Competition could make it difficult for Spotify to achieve the sort of profitable scale necessary to go public here in the United States, Fool contributor Tim Beyers says in the following video.

That isn't to say the business is a failure. Far from it: Spotify's user base grew to 20 million last year from 11 million the year prior. More current estimates peg Spotify's total user base at 24 million across 32 countries, with 6 million paying for the service. Count Technology Crossover Ventures among the private investors in love with the story: The firm earlier this month led a $250 million fresh round of funding at a $4 billion valuation.
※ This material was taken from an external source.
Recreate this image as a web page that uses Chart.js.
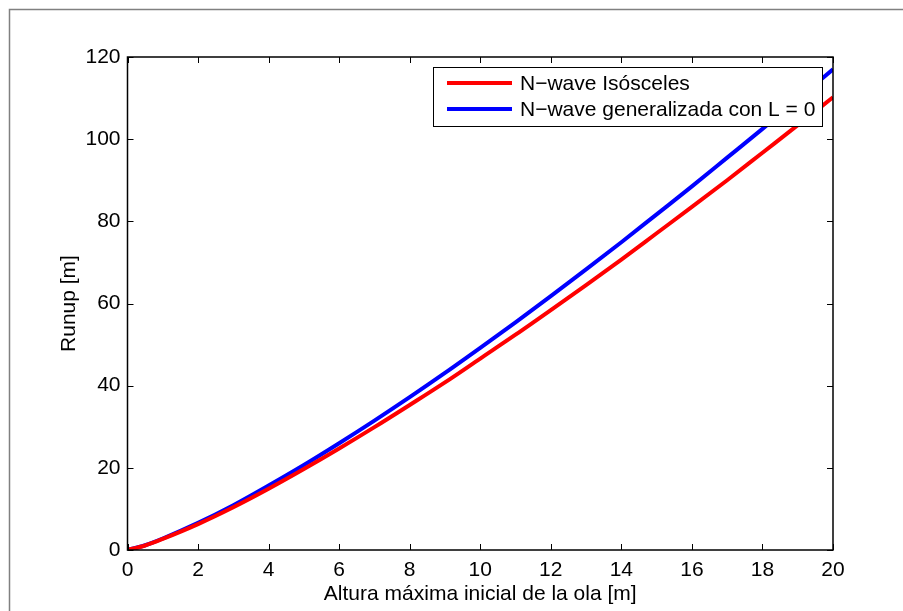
<!DOCTYPE html>
<html>
<head>
<meta charset="utf-8">
<script src="https://cdn.jsdelivr.net/npm/chart.js@4/dist/chart.umd.min.js"></script>
<style>
  html, body { margin: 0; padding: 0; background: #ffffff; }
  #wrap { width: 903px; height: 611px; }
</style>
</head>
<body>
<div id="wrap"><canvas id="c" width="903" height="611"></canvas></div>
<script>
// ---- data ----
const waveHeight = [0, 0.5, 1, 2, 3, 4, 5, 6, 7, 8, 9, 10, 11, 12, 13, 14, 15, 16, 17, 18, 19, 20];
const runupIsosceles = [0, 1.1, 2.7, 6.3, 10.4, 14.9, 19.7, 24.7, 29.9, 35.3, 40.8, 46.6, 52.4, 58.4, 64.5, 70.7, 77.1, 83.5, 90.0, 96.7, 103.4, 110.2];
const runupGeneralizada = [0, 1.15, 2.8, 6.6, 10.9, 15.7, 20.7, 26.0, 31.5, 37.2, 43.1, 49.2, 55.4, 61.8, 68.3, 74.9, 81.7, 88.5, 95.5, 102.5, 109.7, 117.0];
const xTicks = [0, 2, 4, 6, 8, 10, 12, 14, 16, 18, 20];
const yTicks = [0, 20, 40, 60, 80, 100, 120];
const seriesLabels = ['N\u2212wave Is\u00f3sceles', 'N\u2212wave generalizada con L = 0'];
const xTitle = 'Altura m\u00e1xima inicial de la ola [m]';
const yTitle = 'Runup [m]';

const FONT = 'Liberation Sans, Arial, Helvetica, sans-serif';
const FS = 21;

function pts(ys) { return waveHeight.map((x, i) => ({ x: x, y: ys[i] })); }

const decor = {
  id: 'decor',
  beforeDraw(chart) {
    const ctx = chart.ctx;
    ctx.save();
    ctx.fillStyle = '#ffffff';
    ctx.fillRect(0, 0, chart.width, chart.height);
    ctx.strokeStyle = '#808080';
    ctx.lineWidth = 1.5;
    ctx.strokeRect(9.5, 9.5, 1200, 1200);
    ctx.restore();
  },
  afterDraw(chart) {
    const ctx = chart.ctx;
    const a = chart.chartArea;
    const xs = chart.scales.x, ys = chart.scales.y;
    ctx.save();
    // inward ticks on all four sides
    ctx.strokeStyle = '#000000';
    ctx.lineWidth = 1;
    const TL = 6;
    ctx.beginPath();
    xs.ticks.forEach((t) => {
      const px = Math.round(xs.getPixelForValue(t.value)) + 0.5;
      ctx.moveTo(px, a.bottom); ctx.lineTo(px, a.bottom - TL);
      ctx.moveTo(px, a.top); ctx.lineTo(px, a.top + TL);
    });
    ys.ticks.forEach((t) => {
      const py = Math.round(ys.getPixelForValue(t.value)) + 0.5;
      ctx.moveTo(a.left, py); ctx.lineTo(a.left + TL, py);
      ctx.moveTo(a.right, py); ctx.lineTo(a.right - TL, py);
    });
    ctx.stroke();
    // axes box
    ctx.lineWidth = 1.5;
    ctx.strokeRect(a.left, a.top, a.right - a.left, a.bottom - a.top);

    // legend box
    const lx = 433.5, ly = 67.5, lw = 389, lh = 59;
    ctx.fillStyle = '#ffffff';
    ctx.fillRect(lx, ly, lw, lh);
    ctx.lineWidth = 1;
    ctx.strokeStyle = '#000000';
    ctx.strokeRect(lx, ly, lw, lh);
    const rows = [83, 109];
    chart.data.datasets.forEach((ds, i) => {
      ctx.strokeStyle = ds.borderColor;
      ctx.lineWidth = 4;
      ctx.beginPath();
      ctx.moveTo(447, rows[i]);
      ctx.lineTo(512, rows[i]);
      ctx.stroke();
      ctx.fillStyle = '#000000';
      ctx.font = FS + 'px ' + FONT;
      ctx.textBaseline = 'middle';
      ctx.textAlign = 'left';
      ctx.fillText(ds.label, 520, rows[i] + 1);
    });
    ctx.restore();
  }
};

new Chart(document.getElementById('c'), {
  type: 'line',
  data: {
    datasets: [
      { label: seriesLabels[0], data: pts(runupIsosceles), borderColor: '#ff0000', borderWidth: 4, pointRadius: 0, cubicInterpolationMode: 'monotone', fill: false },
      { label: seriesLabels[1], data: pts(runupGeneralizada), borderColor: '#0000ff', borderWidth: 4, pointRadius: 0, cubicInterpolationMode: 'monotone', fill: false }
    ]
  },
  options: {
    responsive: false,
    animation: false,
    devicePixelRatio: 1,
    layout: { padding: { top: 57, right: 70, bottom: 0, left: 0 } },
    plugins: { legend: { display: false }, tooltip: { enabled: false } },
    scales: {
      x: {
        type: 'linear', min: 0, max: 20,
        afterBuildTicks: s => { s.ticks = xTicks.map(v => ({ value: v })); },
        ticks: { color: '#000000', font: { family: FONT, size: FS }, padding: 8, maxRotation: 0, autoSkip: false },
        grid: { display: false, drawTicks: false },
        border: { display: false },
        title: { display: true, text: xTitle, color: '#000000', font: { family: FONT, size: FS }, padding: { bottom: 4 } },
        afterFit: s => { s.height = 61; }
      },
      y: {
        type: 'linear', min: 0, max: 120,
        afterBuildTicks: s => { s.ticks = yTicks.map(v => ({ value: v })); },
        ticks: { color: '#000000', font: { family: FONT, size: FS }, padding: 7, autoSkip: false },
        grid: { display: false, drawTicks: false },
        border: { display: false },
        title: { display: true, text: yTitle, color: '#000000', font: { family: FONT, size: FS }, padding: { top: 57 } },
        afterFit: s => { s.width = 127.5; }
      }
    }
  },
  plugins: [decor]
});
</script>
</body>
</html>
So what's the problem? Growth isn't coming at the pace U.S. IPO investors would expect, Tim argues. The Independent newspaper reports that U.K. revenue fell 4% last year, thanks in part to an accounting change. Total revenue came in at about $585 million.

By contrast, U.S. rivals Pandora Media (P) and Sirius XM Radio (SIRI) grew revenue 55.7% and 12.9%, respectively, over the same period. They also serve more listeners: Sirius has more than 25 million paying subscribers while Pandora now has more than 70 million active users. Adding Google's "All-Access" Music service, now available on iOS devices, to the mix won't help.

For its part, Spotify told The Independent that its "key priority" for 2013 is user growth, which means profits are likely to remain elusive as the company battles to emerge from a field of tough (and proven) combatants, Tim says. A U.S. public offering can wait.